読書日記

いろいろな本のレビュー

逆説の日本史25 井沢元彦 小学館

2020-08-23 09:41:15 | Weblog
 副題は「明治風雲篇 日英同盟と黄禍論の謎」であるが、重点は第一章と第二章の「明治の文化大変革」にあると思う。著者は明治時代に起こった日本語廃止論(日本語を廃止して英語を国語にする)を取り上げ、ある意味合理的な議論だと理解を示す。その論拠として、三種類の文字(漢字・ひらがな・カタカナ)の文字を混ぜ合わせねば文章が書けない日本語は「あらゆる意味で非能率的」というものがあげられている。暴論だと思うが、このような考えを平気で持ち出す著者の気が知れない。そしてこの議論を高島俊男氏の『漢字と日本人』(文芸春秋)の引用だけで済ましているのも問題だ。

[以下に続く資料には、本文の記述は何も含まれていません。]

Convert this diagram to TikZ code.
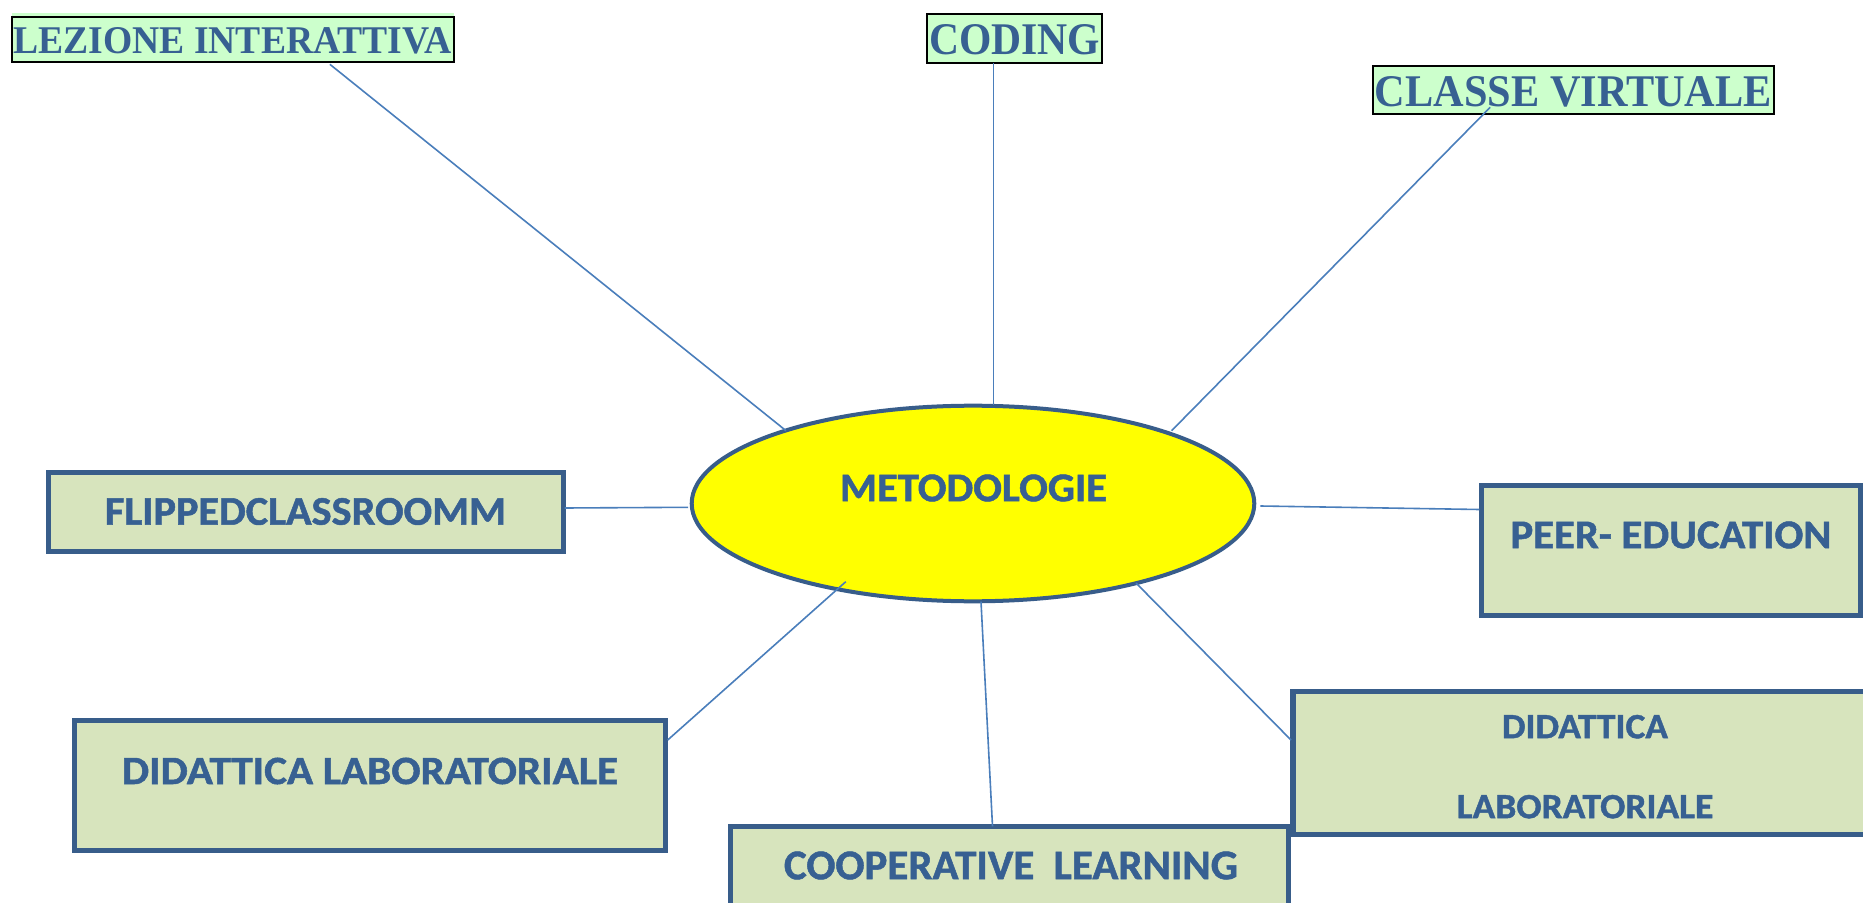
\documentclass[tikz,border=0pt]{standalone}
\usepackage{fontspec}
\usepackage{graphicx}
\setmainfont{Liberation Serif}
\newfontfamily\calib{Carlito}[BoldFeatures={FakeBold=1.2}]
\usetikzlibrary{shapes.geometric,calc}

\definecolor{txtblue}{HTML}{376092}
\definecolor{boxfill}{HTML}{D7E4BD}
\definecolor{boxline}{HTML}{385D8A}
\definecolor{topgreen}{HTML}{CCFFCC}
\definecolor{linkblue}{HTML}{4A7EBB}
\definecolor{hubyellow}{HTML}{FFFF00}

% text squeezed to a given width and cap height
\newcommand{\capsS}[3]{\resizebox{#1pt}{#2pt}{\calib\bfseries #3}}
\newcommand{\capsR}[3]{\resizebox{#1pt}{#2pt}{\bfseries #3}}

\begin{document}
\begin{tikzpicture}[x=0.5pt,y=-0.5pt,
  topbox/.style={draw=black, line width=1.1pt, fill=topgreen, inner sep=0pt, outer sep=0pt},
  mainbox/.style={draw=boxline, line width=2.6pt, fill=boxfill, inner sep=0pt, outer sep=0pt},
  hub/.style={ellipse, draw=boxline, line width=2pt, fill=hubyellow, inner sep=0pt, outer sep=0pt},
  link/.style={draw=linkblue, line width=0.8pt},
  caption/.style={inner sep=0pt, outer sep=0pt, text=txtblue}]

\clip (0,0) rectangle (1863,903);
\fill[white] (0,0) rectangle (1863,903);

% top labels
\node[topbox, minimum width=221.15pt, minimum height=22.65pt] (lez) at (232.9,39.7) {};
\fill[topgreen] ($(lez.north west)+(0,-4)$) rectangle ($(lez.north east)+(0,-1)$);
\node[caption] (lezT) at (232.7,40.8) {\capsR{219.3}{13}{LEZIONE INTERATTIVA}};

\node[topbox, minimum width=87.45pt, minimum height=24.65pt] (cod) at (1014.2,38.3) {};
\node[caption] (codT) at (1014.5,39.7) {\capsR{85.5}{15}{CODING}};

\node[topbox, minimum width=200.5pt, minimum height=24.3pt] (cv) at (1573.2,90) {};
\node[caption] (cvT) at (1573.4,91.7) {\capsR{198.5}{15}{CLASSE VIRTUALE}};

% central ellipse
\node[hub, minimum width=281.3pt, minimum height=97.8pt] (meto) at (973,503.5) {};
\node[caption] (metoT) at (973.5,488) {\capsS{133.5}{13.35}{METODOLOGIE}};

% surrounding boxes
\node[mainbox, minimum width=257.7pt, minimum height=39.7pt] (flip) at (306,512) {};
\node[caption] (flipT) at (305.5,511.5) {\capsS{200.5}{13.35}{FLIPPEDCLASSROOMM}};

\node[mainbox, minimum width=189.7pt, minimum height=65.2pt] (peer) at (1671,550.5) {};
\node[caption] (peerT) at (1671,535) {\capsS{160.4}{13.35}{PEER- EDUCATION}};

\node[mainbox, minimum width=295.7pt, minimum height=65.2pt] (didl) at (370,785.5) {};
\node[caption] (didlT) at (370,771) {\capsS{248}{13.15}{DIDATTICA LABORATORIALE}};

\node[mainbox, minimum width=293.5pt, minimum height=71.7pt] (didr) at (1586.5,763) {};
\node[caption] (didrA) at (1585,726.7) {\capsS{83}{11.65}{DIDATTICA}};
\node[caption] (didrB) at (1585,806.7) {\capsS{128.25}{11.65}{LABORATORIALE}};

\node[mainbox, minimum width=279.2pt, minimum height=44.35pt] (coop) at (1009.5,870.65) {};
\node[caption] (coopT) at (1011,865.5) {\capsS{227}{13.85}{COOPERATIVE\ \ LEARNING}};

% connectors
\draw[link] ($(lez.south)+(97,2)$) -- ($(meto.center)+(-187,-72.8)$);
\draw[link] ($(cod.south)+(-20.8,0)$) -- ($(meto.center)+(20.4,-98.3)$);
\draw[link] ($(cv.south)+(-83,-7)$) -- ($(meto.center)+(198.6,-72.8)$);
\draw[link] ($(flip.east)+(1,-4)$) -- ($(meto.west)+(-3.5,3.8)$);
\draw[link] ($(meto.east)+(6,2.5)$) -- ($(peer.west)+(-2,-41)$);
\draw[link] ($(didl.east)+(2,-45.5)$) -- ($(meto.center)+(-127.2,78.2)$);
\draw[link] ($(meto.center)+(8,98.2)$) -- ($(coop.north)+(-17,0)$);
\draw[link] ($(meto.center)+(163,79.5)$) -- ($(didr.west)+(-2,-23)$);

\end{tikzpicture}
\end{document}
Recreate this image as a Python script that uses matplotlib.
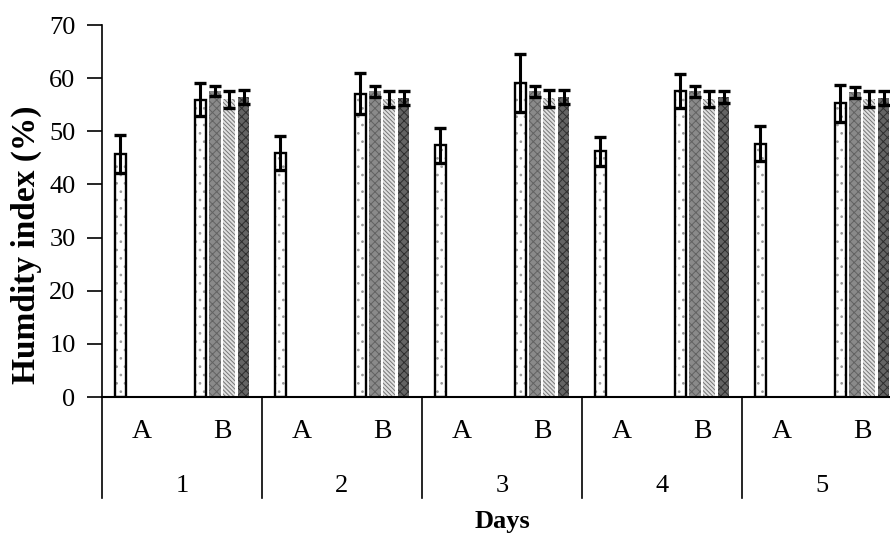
import matplotlib
matplotlib.use("Agg")
import matplotlib.pyplot as plt
import matplotlib.transforms as mtransforms
import numpy as np

plt.rcParams['font.family'] = ['Liberation Serif', 'DejaVu Serif']
plt.rcParams['hatch.linewidth'] = 0.7

# data
days = ['1', '2', '3', '4', '5']
groups = ['A', 'B']

# series 1 exists for A and B, series 2-4 only for B
s1_A = [45.7, 45.9, 47.4, 46.2, 47.7]
s1_A_err = [3.6, 3.2, 3.3, 2.8, 3.3]
s1_B = [55.9, 57.1, 59.1, 57.6, 55.3]
s1_B_err = [3.1, 3.8, 5.4, 3.2, 3.5]
s2_B = [57.6, 57.5, 57.5, 57.5, 57.3]
s2_B_err = [1.0, 1.0, 1.0, 1.0, 1.0]
s3_B = [56.0, 56.1, 56.2, 56.1, 56.1]
s3_B_err = [1.6, 1.5, 1.6, 1.5, 1.5]
s4_B = [56.4, 56.3, 56.4, 56.5, 56.2]
s4_B_err = [1.3, 1.3, 1.35, 1.1, 1.3]

# face, hatch, hatch colour for each series
styles = [
    ('white', '..', '#9a9a9a'),
    ('#8a8a8a', 'xxxx', '#626262'),
    ('#e0e0e0', '\\\\\\\\\\\\\\\\', '#777777'),
    ('#646464', 'xxxx', '#2e2e2e'),
]

fig = plt.figure(figsize=(8.9, 5.35), dpi=100)
ax = fig.add_axes([102/890, 1-397/535, 800/890, 372/535])

n_days = len(days)
xA = np.arange(n_days) * 2
xB = xA + 1
width = 0.145
step = 0.18
offsets = (np.arange(4) - 1.5) * step

def draw(x, vals, errs, k):
    face, hatch, hcol = styles[k]
    ax.bar(x, vals, width, color=face, hatch=hatch, edgecolor=hcol,
           linewidth=0, zorder=2)
    if k == 0:
        ax.bar(x, vals, width, fill=False, edgecolor='black',
               linewidth=1.7, zorder=3)
    ax.errorbar(x, vals, yerr=errs, fmt='none', ecolor='black',
                elinewidth=2.2, capsize=4, capthick=2.4, zorder=4)

draw(xA + offsets[0], s1_A, s1_A_err, 0)
draw(xB + offsets[0], s1_B, s1_B_err, 0)
draw(xB + offsets[1], s2_B, s2_B_err, 1)
draw(xB + offsets[2], s3_B, s3_B_err, 2)
draw(xB + offsets[3], s4_B, s4_B_err, 3)

ax.set_xlim(-0.5, 2 * n_days - 0.5)
ax.set_ylim(0, 70)
ax.set_yticks(np.arange(0, 71, 10))
ax.tick_params(axis='y', labelsize=19, length=11, width=1.2, direction='out', pad=8)
ax.set_xticks([])
for s in ['top', 'right']:
    ax.spines[s].set_visible(False)
ax.spines['left'].set_linewidth(1.2)
ax.spines['bottom'].set_linewidth(1.5)

trans = mtransforms.blended_transform_factory(ax.transData, ax.transAxes)
for i in range(n_days):
    ax.text(xA[i], -0.094, groups[0], transform=trans, ha='center', va='center', fontsize=20)
    ax.text(xB[i], -0.094, groups[1], transform=trans, ha='center', va='center', fontsize=20)
    ax.text((xA[i] + xB[i]) / 2, -0.238, days[i], transform=trans, ha='center', va='center', fontsize=19)
    ax.plot([xA[i] - 0.5, xA[i] - 0.5], [0, -0.272], transform=trans, color='black',
            linewidth=1.2, clip_on=False)

ax.text(0.5, -0.336, 'Days', transform=ax.transAxes, ha='center', va='center',
        fontsize=19, fontweight='bold')
ax.text(-0.094, 0.41, 'Humdity index (%)', transform=ax.transAxes, ha='center', va='center',
        rotation=90, fontsize=24, fontweight='bold')

fig.savefig('out.png', dpi=100)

 そもそも漢字とひらがな交じりの日本語の表記は、昔我々の先祖が漢文を翻訳するために原文に訓点(返り点・送り仮名・句読点)を付けたことから始まっており、苦労して中国文明を咀嚼しようとした苦労の歴史の痕跡である。それが漢文書き下し文となって定着したものだ。この表記法は非常に優れたものだという言語学者の評価がある。よって非能率故、廃止してローマ字表記にした方がよいというのは歴史学者を自任する著者らしくないと言えよう。なんか議論が浅薄なのだ。結局ローマ字表記法が採用されなかったのは、韓国が漢字を廃止してハングル一本に絞った結果、表記が冗漫になって非能率を絵にかいた状況が生まれたことに対する反省が大きいが、結局は、「言霊信仰」によるもので、日本語の「霊力」を削ぐことに対する反対が強かったからだという結論を用意している。

 このシリーズの著者の使うキーワードは、言霊、怨霊、ケガレ、朱子学の弊害等で、これらを思いつきで、歴史の場面場面に当てはめている感がある。さらに事柄の説明に、世界百科大辞典等の辞典を引用しているのも大きな特徴である。従って本書を歴史書として評価することは難しいであろう。大体日本史学者が基本的に学習した古文書の解読術も身につけていない素人が、4つか5つのキーワードで歴史を裁断することは難しいだろう。飽くまでも週刊誌の娯楽的読み物であって、学術論文ではないことを認識すべきだ。

 この点に関して、第四章の特別編が面白い。『応仁の乱』(中公新書 2016)で有名な日本史学者の呉座勇一氏が、井沢氏の諸作について、「評論の必要はない」「推理小説家に戻るべき」等の言葉で、批判したことについて、著者は、専門馬鹿が歴史の本質を見誤らせている、資料絶対主義は間違いだ等の言葉で強く反論しているが、どうも反論になっていない気がする。

 別の場所で、呉座氏は本書のような「俗流歴史本」は、資料に基づかない想像を交えており、学問的な批判に耐えるものではない。結論ありきで強引に怨霊やケガレに結び付けるのは学問ではない。想像の翼を広げて「歴史のロマン」を楽しむことと、歴史を学ぶことは明確に区別すべきである。などと批判しているが、正鵠を得た言葉だと思う。『日本史面白話』ぐらいの気持ちで書けば良いと思うがどうだろうか。